*WORK TO BE COMPLETED:* Transcribe the material in full. Nothing should differ except that the pictures are left out.

*DATASET EXTRACT:*
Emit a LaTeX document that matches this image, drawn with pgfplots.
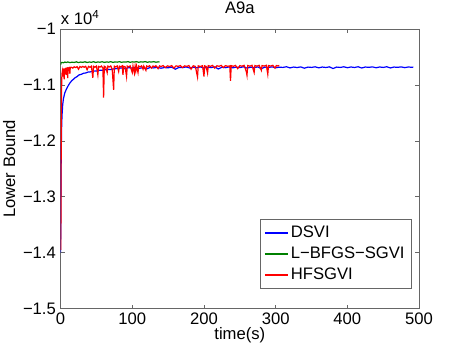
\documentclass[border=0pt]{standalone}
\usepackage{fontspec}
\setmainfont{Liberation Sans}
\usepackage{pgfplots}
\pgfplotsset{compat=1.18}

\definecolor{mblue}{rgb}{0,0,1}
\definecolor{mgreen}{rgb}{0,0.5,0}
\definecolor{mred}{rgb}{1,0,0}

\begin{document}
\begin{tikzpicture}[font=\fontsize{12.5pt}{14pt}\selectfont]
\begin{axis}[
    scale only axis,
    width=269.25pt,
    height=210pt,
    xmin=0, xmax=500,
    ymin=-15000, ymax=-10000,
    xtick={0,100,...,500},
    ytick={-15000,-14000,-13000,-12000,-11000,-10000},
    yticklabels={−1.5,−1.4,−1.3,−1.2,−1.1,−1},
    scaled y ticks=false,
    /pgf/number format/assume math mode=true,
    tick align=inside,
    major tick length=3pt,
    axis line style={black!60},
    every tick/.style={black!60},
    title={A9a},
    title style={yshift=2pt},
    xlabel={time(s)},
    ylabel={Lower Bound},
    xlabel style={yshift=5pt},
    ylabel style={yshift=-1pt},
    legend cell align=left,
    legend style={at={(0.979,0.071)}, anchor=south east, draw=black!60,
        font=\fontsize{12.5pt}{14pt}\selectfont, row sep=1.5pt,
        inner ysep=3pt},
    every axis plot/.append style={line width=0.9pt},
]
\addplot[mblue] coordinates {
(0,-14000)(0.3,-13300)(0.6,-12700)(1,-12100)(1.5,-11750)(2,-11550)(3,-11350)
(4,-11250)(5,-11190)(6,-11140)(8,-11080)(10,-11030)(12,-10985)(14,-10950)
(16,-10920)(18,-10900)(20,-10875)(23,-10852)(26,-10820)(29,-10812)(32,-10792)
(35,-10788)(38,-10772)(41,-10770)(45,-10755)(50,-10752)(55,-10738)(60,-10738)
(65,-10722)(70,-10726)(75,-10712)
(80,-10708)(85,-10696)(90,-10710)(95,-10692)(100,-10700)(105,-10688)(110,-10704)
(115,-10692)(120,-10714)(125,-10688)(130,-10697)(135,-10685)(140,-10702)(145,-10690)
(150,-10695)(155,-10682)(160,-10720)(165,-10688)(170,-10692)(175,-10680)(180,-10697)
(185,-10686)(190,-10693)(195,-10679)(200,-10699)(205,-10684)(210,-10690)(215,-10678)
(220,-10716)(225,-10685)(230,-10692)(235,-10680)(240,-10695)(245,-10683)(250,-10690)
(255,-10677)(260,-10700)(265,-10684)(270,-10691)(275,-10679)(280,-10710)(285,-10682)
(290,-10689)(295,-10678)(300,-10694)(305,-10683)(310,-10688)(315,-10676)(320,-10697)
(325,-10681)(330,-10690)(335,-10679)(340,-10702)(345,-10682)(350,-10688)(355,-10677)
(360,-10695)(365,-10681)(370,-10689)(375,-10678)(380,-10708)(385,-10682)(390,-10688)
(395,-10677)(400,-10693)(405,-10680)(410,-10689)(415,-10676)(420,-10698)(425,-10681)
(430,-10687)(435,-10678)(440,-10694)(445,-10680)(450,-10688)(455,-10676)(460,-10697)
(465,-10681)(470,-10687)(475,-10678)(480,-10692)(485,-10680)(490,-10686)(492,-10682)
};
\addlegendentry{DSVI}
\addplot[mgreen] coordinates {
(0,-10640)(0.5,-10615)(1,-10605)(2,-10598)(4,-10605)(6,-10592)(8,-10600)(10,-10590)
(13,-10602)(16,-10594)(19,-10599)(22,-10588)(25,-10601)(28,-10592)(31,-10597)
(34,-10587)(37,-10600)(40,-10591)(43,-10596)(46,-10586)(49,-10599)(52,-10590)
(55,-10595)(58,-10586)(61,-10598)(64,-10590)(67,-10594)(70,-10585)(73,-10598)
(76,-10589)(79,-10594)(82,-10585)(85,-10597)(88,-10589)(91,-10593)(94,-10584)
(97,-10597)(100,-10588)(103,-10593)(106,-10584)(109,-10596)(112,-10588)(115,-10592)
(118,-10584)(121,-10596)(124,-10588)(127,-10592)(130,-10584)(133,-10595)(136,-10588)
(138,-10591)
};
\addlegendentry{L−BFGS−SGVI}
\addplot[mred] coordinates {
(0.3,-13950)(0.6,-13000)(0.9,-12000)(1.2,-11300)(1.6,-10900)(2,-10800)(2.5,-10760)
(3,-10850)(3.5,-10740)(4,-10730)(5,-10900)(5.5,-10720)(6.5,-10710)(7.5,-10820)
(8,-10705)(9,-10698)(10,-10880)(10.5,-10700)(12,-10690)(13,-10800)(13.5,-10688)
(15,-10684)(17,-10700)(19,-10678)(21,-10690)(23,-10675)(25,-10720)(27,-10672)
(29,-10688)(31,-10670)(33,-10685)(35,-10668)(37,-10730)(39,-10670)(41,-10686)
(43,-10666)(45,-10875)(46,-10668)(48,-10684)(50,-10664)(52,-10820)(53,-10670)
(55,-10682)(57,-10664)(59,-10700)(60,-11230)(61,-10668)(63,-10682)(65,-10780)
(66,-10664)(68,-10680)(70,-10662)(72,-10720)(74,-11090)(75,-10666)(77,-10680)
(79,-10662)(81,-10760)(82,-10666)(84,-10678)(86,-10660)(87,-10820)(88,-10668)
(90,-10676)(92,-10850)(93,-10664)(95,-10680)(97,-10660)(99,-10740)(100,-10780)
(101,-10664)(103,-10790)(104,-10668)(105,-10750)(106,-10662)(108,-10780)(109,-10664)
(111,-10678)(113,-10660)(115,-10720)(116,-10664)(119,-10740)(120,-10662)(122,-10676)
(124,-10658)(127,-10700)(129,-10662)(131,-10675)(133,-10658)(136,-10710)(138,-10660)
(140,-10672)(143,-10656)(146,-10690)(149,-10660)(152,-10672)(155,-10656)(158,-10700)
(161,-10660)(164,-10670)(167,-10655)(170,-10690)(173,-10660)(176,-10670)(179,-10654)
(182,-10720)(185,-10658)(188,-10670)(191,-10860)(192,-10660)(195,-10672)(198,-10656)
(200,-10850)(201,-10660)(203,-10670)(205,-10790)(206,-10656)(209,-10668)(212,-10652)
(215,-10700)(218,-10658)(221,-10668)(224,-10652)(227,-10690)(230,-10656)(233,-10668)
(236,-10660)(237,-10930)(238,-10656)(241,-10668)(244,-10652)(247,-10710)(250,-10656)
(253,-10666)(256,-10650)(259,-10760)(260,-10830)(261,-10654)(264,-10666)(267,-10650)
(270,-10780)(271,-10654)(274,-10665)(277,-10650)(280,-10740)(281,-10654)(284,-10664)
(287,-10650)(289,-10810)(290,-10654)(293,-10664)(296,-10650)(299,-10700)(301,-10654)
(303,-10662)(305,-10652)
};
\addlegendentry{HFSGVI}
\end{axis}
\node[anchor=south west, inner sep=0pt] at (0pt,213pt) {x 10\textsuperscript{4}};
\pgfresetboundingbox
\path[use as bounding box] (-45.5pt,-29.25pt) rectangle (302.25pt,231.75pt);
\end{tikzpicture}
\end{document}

*EXERCISE RESPONSE:*
Emit a LaTeX document that matches this image, drawn with pgfplots.
\documentclass[border=0pt]{standalone}
\usepackage{fontspec}
\setmainfont{Liberation Sans}
\usepackage{pgfplots}
\pgfplotsset{compat=1.18}

\definecolor{mblue}{rgb}{0,0,1}
\definecolor{mgreen}{rgb}{0,0.5,0}
\definecolor{mred}{rgb}{1,0,0}

\begin{document}
\begin{tikzpicture}[font=\fontsize{12.5pt}{14pt}\selectfont]
\begin{axis}[
    scale only axis,
    width=269.25pt,
    height=210pt,
    xmin=0, xmax=500,
    ymin=-15000, ymax=-10000,
    xtick={0,100,...,500},
    ytick={-15000,-14000,-13000,-12000,-11000,-10000},
    yticklabels={−1.5,−1.4,−1.3,−1.2,−1.1,−1},
    scaled y ticks=false,
    /pgf/number format/assume math mode=true,
    tick align=inside,
    major tick length=3pt,
    axis line style={black!60},
    every tick/.style={black!60},
    title={A9a},
    title style={yshift=2pt},
    xlabel={time(s)},
    ylabel={Lower Bound},
    xlabel style={yshift=5pt},
    ylabel style={yshift=-1pt},
    legend cell align=left,
    legend style={at={(0.979,0.071)}, anchor=south east, draw=black!60,
        font=\fontsize{12.5pt}{14pt}\selectfont, row sep=1.5pt,
        inner ysep=3pt},
    every axis plot/.append style={line width=0.9pt},
]
\addplot[mblue] coordinates {
(0,-14000)(0.3,-13300)(0.6,-12700)(1,-12100)(1.5,-11750)(2,-11550)(3,-11350)
(4,-11250)(5,-11190)(6,-11140)(8,-11080)(10,-11030)(12,-10985)(14,-10950)
(16,-10920)(18,-10900)(20,-10875)(23,-10852)(26,-10820)(29,-10812)(32,-10792)
(35,-10788)(38,-10772)(41,-10770)(45,-10755)(50,-10752)(55,-10738)(60,-10738)
(65,-10722)(70,-10726)(75,-10712)
(80,-10708)(85,-10696)(90,-10710)(95,-10692)(100,-10700)(105,-10688)(110,-10704)
(115,-10692)(120,-10714)(125,-10688)(130,-10697)(135,-10685)(140,-10702)(145,-10690)
(150,-10695)(155,-10682)(160,-10720)(165,-10688)(170,-10692)(175,-10680)(180,-10697)
(185,-10686)(190,-10693)(195,-10679)(200,-10699)(205,-10684)(210,-10690)(215,-10678)
(220,-10716)(225,-10685)(230,-10692)(235,-10680)(240,-10695)(245,-10683)(250,-10690)
(255,-10677)(260,-10700)(265,-10684)(270,-10691)(275,-10679)(280,-10710)(285,-10682)
(290,-10689)(295,-10678)(300,-10694)(305,-10683)(310,-10688)(315,-10676)(320,-10697)
(325,-10681)(330,-10690)(335,-10679)(340,-10702)(345,-10682)(350,-10688)(355,-10677)
(360,-10695)(365,-10681)(370,-10689)(375,-10678)(380,-10708)(385,-10682)(390,-10688)
(395,-10677)(400,-10693)(405,-10680)(410,-10689)(415,-10676)(420,-10698)(425,-10681)
(430,-10687)(435,-10678)(440,-10694)(445,-10680)(450,-10688)(455,-10676)(460,-10697)
(465,-10681)(470,-10687)(475,-10678)(480,-10692)(485,-10680)(490,-10686)(492,-10682)
};
\addlegendentry{DSVI}
\addplot[mgreen] coordinates {
(0,-10640)(0.5,-10615)(1,-10605)(2,-10598)(4,-10605)(6,-10592)(8,-10600)(10,-10590)
(13,-10602)(16,-10594)(19,-10599)(22,-10588)(25,-10601)(28,-10592)(31,-10597)
(34,-10587)(37,-10600)(40,-10591)(43,-10596)(46,-10586)(49,-10599)(52,-10590)
(55,-10595)(58,-10586)(61,-10598)(64,-10590)(67,-10594)(70,-10585)(73,-10598)
(76,-10589)(79,-10594)(82,-10585)(85,-10597)(88,-10589)(91,-10593)(94,-10584)
(97,-10597)(100,-10588)(103,-10593)(106,-10584)(109,-10596)(112,-10588)(115,-10592)
(118,-10584)(121,-10596)(124,-10588)(127,-10592)(130,-10584)(133,-10595)(136,-10588)
(138,-10591)
};
\addlegendentry{L−BFGS−SGVI}
\addplot[mred] coordinates {
(0.3,-13950)(0.6,-13000)(0.9,-12000)(1.2,-11300)(1.6,-10900)(2,-10800)(2.5,-10760)
(3,-10850)(3.5,-10740)(4,-10730)(5,-10900)(5.5,-10720)(6.5,-10710)(7.5,-10820)
(8,-10705)(9,-10698)(10,-10880)(10.5,-10700)(12,-10690)(13,-10800)(13.5,-10688)
(15,-10684)(17,-10700)(19,-10678)(21,-10690)(23,-10675)(25,-10720)(27,-10672)
(29,-10688)(31,-10670)(33,-10685)(35,-10668)(37,-10730)(39,-10670)(41,-10686)
(43,-10666)(45,-10875)(46,-10668)(48,-10684)(50,-10664)(52,-10820)(53,-10670)
(55,-10682)(57,-10664)(59,-10700)(60,-11230)(61,-10668)(63,-10682)(65,-10780)
(66,-10664)(68,-10680)(70,-10662)(72,-10720)(74,-11090)(75,-10666)(77,-10680)
(79,-10662)(81,-10760)(82,-10666)(84,-10678)(86,-10660)(87,-10820)(88,-10668)
(90,-10676)(92,-10850)(93,-10664)(95,-10680)(97,-10660)(99,-10740)(100,-10780)
(101,-10664)(103,-10790)(104,-10668)(105,-10750)(106,-10662)(108,-10780)(109,-10664)
(111,-10678)(113,-10660)(115,-10720)(116,-10664)(119,-10740)(120,-10662)(122,-10676)
(124,-10658)(127,-10700)(129,-10662)(131,-10675)(133,-10658)(136,-10710)(138,-10660)
(140,-10672)(143,-10656)(146,-10690)(149,-10660)(152,-10672)(155,-10656)(158,-10700)
(161,-10660)(164,-10670)(167,-10655)(170,-10690)(173,-10660)(176,-10670)(179,-10654)
(182,-10720)(185,-10658)(188,-10670)(191,-10860)(192,-10660)(195,-10672)(198,-10656)
(200,-10850)(201,-10660)(203,-10670)(205,-10790)(206,-10656)(209,-10668)(212,-10652)
(215,-10700)(218,-10658)(221,-10668)(224,-10652)(227,-10690)(230,-10656)(233,-10668)
(236,-10660)(237,-10930)(238,-10656)(241,-10668)(244,-10652)(247,-10710)(250,-10656)
(253,-10666)(256,-10650)(259,-10760)(260,-10830)(261,-10654)(264,-10666)(267,-10650)
(270,-10780)(271,-10654)(274,-10665)(277,-10650)(280,-10740)(281,-10654)(284,-10664)
(287,-10650)(289,-10810)(290,-10654)(293,-10664)(296,-10650)(299,-10700)(301,-10654)
(303,-10662)(305,-10652)
};
\addlegendentry{HFSGVI}
\end{axis}
\node[anchor=south west, inner sep=0pt] at (0pt,213pt) {x 10\textsuperscript{4}};
\pgfresetboundingbox
\path[use as bounding box] (-45.5pt,-29.25pt) rectangle (302.25pt,231.75pt);
\end{tikzpicture}
\end{document}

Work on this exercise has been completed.